Congrès de Tours de la Section française de l’Internationale ouvrière, du 25 au 29 décembre 1920. Le directeur du journal l’Humanité, Marcel Cachin, pendant son discours au congrès de Tours.
Archives AFP

À la recherche du geste politique désintéressé

Alors que le geste politique semble être trahi par des jeunes déracinés, déboussolés et en perte de repères, seul Carré semble encore pouvoir symboliser l’engagement loyal et désintéressé. Bien avant qu’il ne soit dénoncé par Pluvinage, Carré fait figure de militant incompris. Son engagement politique, dans son essence sacrificielle, suscite l’incompréhension chez son ami Régnier : « Le communisme est une politique, c’est aussi un style de vie ». Le communisme, tel qu’il l’expose, semble effectivement demander certaines exigences morales que peu de personnages nizéens peuvent remplir : « Je suis communiste depuis le Congrès de Tours, pour des quantités de raisons, mais il n’y en a pas de plus importante que d’avoir pu répondre à cette question : avec qui puis-je vivre ? Je peux vivre avec les communistes. Avec les socialistes non. Les socialistes se réunissent et parlent politique, élections, et après, c’est fini, ça ne commande pas leur respiration, leur vie privée, leurs fidélités personnelles, leur idée de la mort, de l’avenir. Ce sont des citoyens. Ce ne sont pas des hommes. » Pour Carré, le communisme est une manière d’être au monde.

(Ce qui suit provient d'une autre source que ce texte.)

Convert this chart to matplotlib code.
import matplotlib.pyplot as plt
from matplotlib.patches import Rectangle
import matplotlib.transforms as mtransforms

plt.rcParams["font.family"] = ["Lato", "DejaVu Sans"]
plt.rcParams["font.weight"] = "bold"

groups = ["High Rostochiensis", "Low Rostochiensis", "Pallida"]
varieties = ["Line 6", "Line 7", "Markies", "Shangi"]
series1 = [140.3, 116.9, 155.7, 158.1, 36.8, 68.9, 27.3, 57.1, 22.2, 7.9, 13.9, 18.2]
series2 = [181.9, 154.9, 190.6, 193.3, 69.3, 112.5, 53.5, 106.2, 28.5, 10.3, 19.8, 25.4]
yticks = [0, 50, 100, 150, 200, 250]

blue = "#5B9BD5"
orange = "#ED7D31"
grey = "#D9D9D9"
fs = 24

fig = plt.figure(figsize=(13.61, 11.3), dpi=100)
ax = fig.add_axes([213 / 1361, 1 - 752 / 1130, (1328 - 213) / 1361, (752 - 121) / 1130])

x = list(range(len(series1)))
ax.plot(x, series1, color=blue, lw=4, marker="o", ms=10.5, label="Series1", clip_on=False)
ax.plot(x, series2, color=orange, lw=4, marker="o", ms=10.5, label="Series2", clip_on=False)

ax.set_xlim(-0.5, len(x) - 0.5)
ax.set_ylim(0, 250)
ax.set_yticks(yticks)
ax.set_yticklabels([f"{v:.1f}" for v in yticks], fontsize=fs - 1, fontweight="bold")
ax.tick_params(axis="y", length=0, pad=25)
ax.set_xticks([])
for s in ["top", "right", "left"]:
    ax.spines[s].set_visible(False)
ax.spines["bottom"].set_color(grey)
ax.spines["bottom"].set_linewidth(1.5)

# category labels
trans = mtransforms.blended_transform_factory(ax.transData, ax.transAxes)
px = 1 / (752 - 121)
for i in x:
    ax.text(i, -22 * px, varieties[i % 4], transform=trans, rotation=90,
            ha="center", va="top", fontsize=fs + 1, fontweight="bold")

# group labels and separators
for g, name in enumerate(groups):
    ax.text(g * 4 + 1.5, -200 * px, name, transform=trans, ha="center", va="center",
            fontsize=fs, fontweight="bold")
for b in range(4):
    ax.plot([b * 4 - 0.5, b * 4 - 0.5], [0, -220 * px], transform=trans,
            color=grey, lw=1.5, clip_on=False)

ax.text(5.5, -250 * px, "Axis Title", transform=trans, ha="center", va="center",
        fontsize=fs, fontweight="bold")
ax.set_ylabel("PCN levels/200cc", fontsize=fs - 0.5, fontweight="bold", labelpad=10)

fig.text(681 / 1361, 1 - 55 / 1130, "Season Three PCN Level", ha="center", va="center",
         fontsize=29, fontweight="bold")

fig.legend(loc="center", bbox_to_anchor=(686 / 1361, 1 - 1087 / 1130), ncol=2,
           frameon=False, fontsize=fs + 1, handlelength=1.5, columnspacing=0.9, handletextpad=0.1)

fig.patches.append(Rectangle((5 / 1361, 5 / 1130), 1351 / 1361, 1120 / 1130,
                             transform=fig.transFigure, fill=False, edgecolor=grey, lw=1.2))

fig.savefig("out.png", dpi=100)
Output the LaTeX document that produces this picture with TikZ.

« Toute initiative politique est vouée à l’échec tant que ceux qui la mènent sont moralement et personnellement dirigés par de bas sentiments. »

On revient à l’un des éléments centraux du roman : l’intellectuel et militant politique a failli moralement. L’absence d’exigence envers soi-même entraîne l’échec du projet commun. L’éthique n’est plus. Maintenant, le Parti et les ouvriers peuvent recevoir les coups de boutoir de l’État puisque les intellectuels, comme meneurs, ont déserté.

Le roman n’est pas du genre populiste au sens originel et littéraire du terme ; il ne se concentre pas sur une représentation fidèle du peuple, mais renvoie à une vérité qui se veut actuelle lorsqu’il est question de justice sociale. En effet, toute initiative politique – donc collective – est vouée à l’échec tant que ceux qui la mènent sont moralement et personnellement dirigés par de bas sentiments. Dès lors qu’il refuse toute éthique, l’acte politique ne peut servir que de moyen pour des jeunes aliénés de manquer la marche vers l’âge adulte.

Carré ne manque d’ailleurs pas de réserver une attaque en règle à cette psychologie du militant pharisien : « Invincible libéral, […] infidèle à l’homme. Vous mettez toutes choses sur le même plan. Vous êtes perdus d’orgueil, vous voulez avoir le droit d’être libres contre vous, contre vos amours mêmes. Chaque adhésion vous paraît une limitation. Vous avez immédiatement envie de vous déjuger pour vous démontrer que vous êtes libres de rejeter ce que vous veniez d’embrasser. » En somme, Paul Nizan met en exergue une forme d’immaturité chez l’homme moderne, ce qui n’est pas sans rappeler notre époque actuelle.